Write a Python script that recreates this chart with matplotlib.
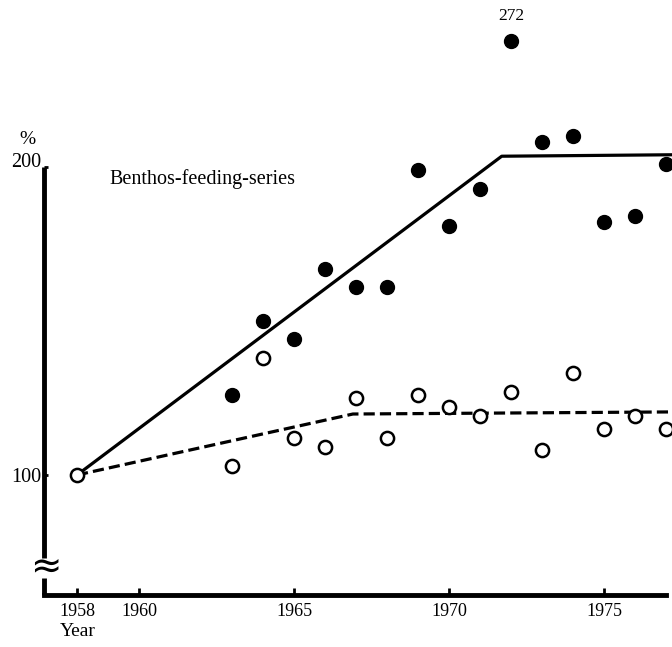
import matplotlib.pyplot as plt
from matplotlib.lines import Line2D

plt.rcParams['font.family'] = ['Liberation Serif', 'DejaVu Serif']

# filled dots: benthos-feeding series
years = [1963, 1964, 1965, 1966, 1967, 1968, 1969, 1970, 1971, 1972,
         1973, 1974, 1975, 1976, 1977]
filled = [126, 150, 144, 167, 161, 161, 199, 181, 193, 272,
          208, 210, 182, 184, 201]
# open circles
open_years = [1958, 1963, 1964, 1965, 1966, 1967, 1968, 1969, 1970, 1971,
              1972, 1973, 1974, 1975, 1976, 1977]
opened = [100, 103, 138, 112, 109, 125, 112, 126, 122, 119,
          127, 108, 133, 115, 119, 115]

# fitted trend lines
solid_x = [1958, 1971.7, 1977.5]
solid_y = [100, 203.5, 204]
dash_x = [1958, 1966.9, 1977.5]
dash_y = [100, 119.8, 120.5]

xticks = [1958, 1960, 1965, 1970, 1975]
yticks = [100, 200]

cap = 241  # where the off-scale value is drawn

fig = plt.figure(figsize=(6.72, 6.47), dpi=100)
W, H = 672, 647
ax = fig.add_axes([44 / W, (H - 595) / H, (W - 44) / W, 595 / H])
x0 = 1958 + (44 - 77) / 31.0
x1 = 1958 + (672 - 77) / 31.0
ax.set_xlim(x0, x1)
ax.set_ylim(100 - 120 / 3.08, 100 + 475 / 3.08)

ax.plot(solid_x, solid_y, color='black', lw=2.3, solid_capstyle='butt', zorder=2)
ax.plot(dash_x, dash_y, color='black', lw=2.3, ls=(0, (3.5, 1.6)), zorder=2)

fy = [min(v, cap) for v in filled]
ax.plot(years, fy, 'o', color='black', ms=10, zorder=3, clip_on=False)
for yr, v in zip(years, filled):
    if v > cap:
        ax.text(yr, cap + 5.5, str(v), ha='center', va='bottom', fontsize=12.5)
ax.plot(open_years, opened, 'o', mfc='white', mec='black', mew=1.8, ms=9.5,
        zorder=4, clip_on=False)

# axes
for s in ['top', 'right', 'left']:
    ax.spines[s].set_visible(False)
ax.spines['bottom'].set_linewidth(3.5)
ax.spines['bottom'].set_bounds(x0, 1977)
ax.set_xticks(xticks)
ax.set_xticklabels([str(t) for t in xticks], fontsize=13)
ax.tick_params(axis='x', direction='in', length=5, width=2, pad=6)

ylo = ax.get_ylim()[0]
tr = ax.get_yaxis_transform()
ax.add_line(Line2D([0, 0], [73, 200], transform=tr, color='black', lw=3.5,
                   clip_on=False, solid_capstyle='butt'))
ax.add_line(Line2D([0, 0], [ylo, 66.5], transform=tr, color='black', lw=3.5,
                   clip_on=False, solid_capstyle='butt'))
ax.set_yticks(yticks)
ax.set_yticklabels([str(t) for t in yticks], fontsize=14.5)
ax.get_yticklabels()[1].set_va('baseline')
ax.tick_params(axis='y', direction='in', length=3, width=2, pad=2)
ax.text(0.002, 69.5, '\u2248', transform=tr, ha='center', va='center',
        fontsize=27, family='DejaVu Sans')
ax.text(-0.027, 209, '%', transform=tr, ha='center', va='center', fontsize=14)

ax.text(1959.05, 196, 'Benthos-feeding-series', ha='left', va='center', fontsize=14.5)
fig.text(60 / W, 1 - 632 / H, 'Year', ha='left', va='center', fontsize=14)

fig.savefig('out.png', dpi=100)
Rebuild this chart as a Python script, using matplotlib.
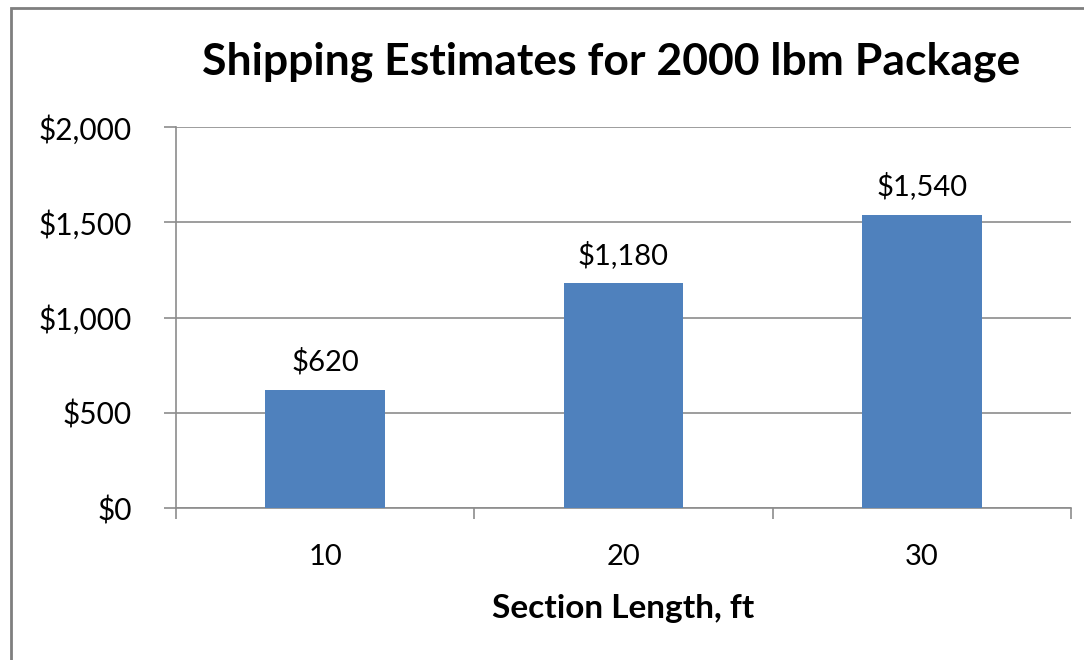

━━━━━━

Directive: Set the entries down again exactly. Do not include the images.

Solution for this problem:
Write a Python script that recreates this chart with matplotlib.
import matplotlib.pyplot as plt
from matplotlib.lines import Line2D

plt.rcParams['font.family'] = ['Liberation Serif', 'DejaVu Serif']

# filled dots: benthos-feeding series
years = [1963, 1964, 1965, 1966, 1967, 1968, 1969, 1970, 1971, 1972,
         1973, 1974, 1975, 1976, 1977]
filled = [126, 150, 144, 167, 161, 161, 199, 181, 193, 272,
          208, 210, 182, 184, 201]
# open circles
open_years = [1958, 1963, 1964, 1965, 1966, 1967, 1968, 1969, 1970, 1971,
              1972, 1973, 1974, 1975, 1976, 1977]
opened = [100, 103, 138, 112, 109, 125, 112, 126, 122, 119,
          127, 108, 133, 115, 119, 115]

# fitted trend lines
solid_x = [1958, 1971.7, 1977.5]
solid_y = [100, 203.5, 204]
dash_x = [1958, 1966.9, 1977.5]
dash_y = [100, 119.8, 120.5]

xticks = [1958, 1960, 1965, 1970, 1975]
yticks = [100, 200]

cap = 241  # where the off-scale value is drawn

fig = plt.figure(figsize=(6.72, 6.47), dpi=100)
W, H = 672, 647
ax = fig.add_axes([44 / W, (H - 595) / H, (W - 44) / W, 595 / H])
x0 = 1958 + (44 - 77) / 31.0
x1 = 1958 + (672 - 77) / 31.0
ax.set_xlim(x0, x1)
ax.set_ylim(100 - 120 / 3.08, 100 + 475 / 3.08)

ax.plot(solid_x, solid_y, color='black', lw=2.3, solid_capstyle='butt', zorder=2)
ax.plot(dash_x, dash_y, color='black', lw=2.3, ls=(0, (3.5, 1.6)), zorder=2)

fy = [min(v, cap) for v in filled]
ax.plot(years, fy, 'o', color='black', ms=10, zorder=3, clip_on=False)
for yr, v in zip(years, filled):
    if v > cap:
        ax.text(yr, cap + 5.5, str(v), ha='center', va='bottom', fontsize=12.5)
ax.plot(open_years, opened, 'o', mfc='white', mec='black', mew=1.8, ms=9.5,
        zorder=4, clip_on=False)

# axes
for s in ['top', 'right', 'left']:
    ax.spines[s].set_visible(False)
ax.spines['bottom'].set_linewidth(3.5)
ax.spines['bottom'].set_bounds(x0, 1977)
ax.set_xticks(xticks)
ax.set_xticklabels([str(t) for t in xticks], fontsize=13)
ax.tick_params(axis='x', direction='in', length=5, width=2, pad=6)

ylo = ax.get_ylim()[0]
tr = ax.get_yaxis_transform()
ax.add_line(Line2D([0, 0], [73, 200], transform=tr, color='black', lw=3.5,
                   clip_on=False, solid_capstyle='butt'))
ax.add_line(Line2D([0, 0], [ylo, 66.5], transform=tr, color='black', lw=3.5,
                   clip_on=False, solid_capstyle='butt'))
ax.set_yticks(yticks)
ax.set_yticklabels([str(t) for t in yticks], fontsize=14.5)
ax.get_yticklabels()[1].set_va('baseline')
ax.tick_params(axis='y', direction='in', length=3, width=2, pad=2)
ax.text(0.002, 69.5, '\u2248', transform=tr, ha='center', va='center',
        fontsize=27, family='DejaVu Sans')
ax.text(-0.027, 209, '%', transform=tr, ha='center', va='center', fontsize=14)

ax.text(1959.05, 196, 'Benthos-feeding-series', ha='left', va='center', fontsize=14.5)
fig.text(60 / W, 1 - 632 / H, 'Year', ha='left', va='center', fontsize=14)

fig.savefig('out.png', dpi=100)
Rebuild this chart as a Python script, using matplotlib.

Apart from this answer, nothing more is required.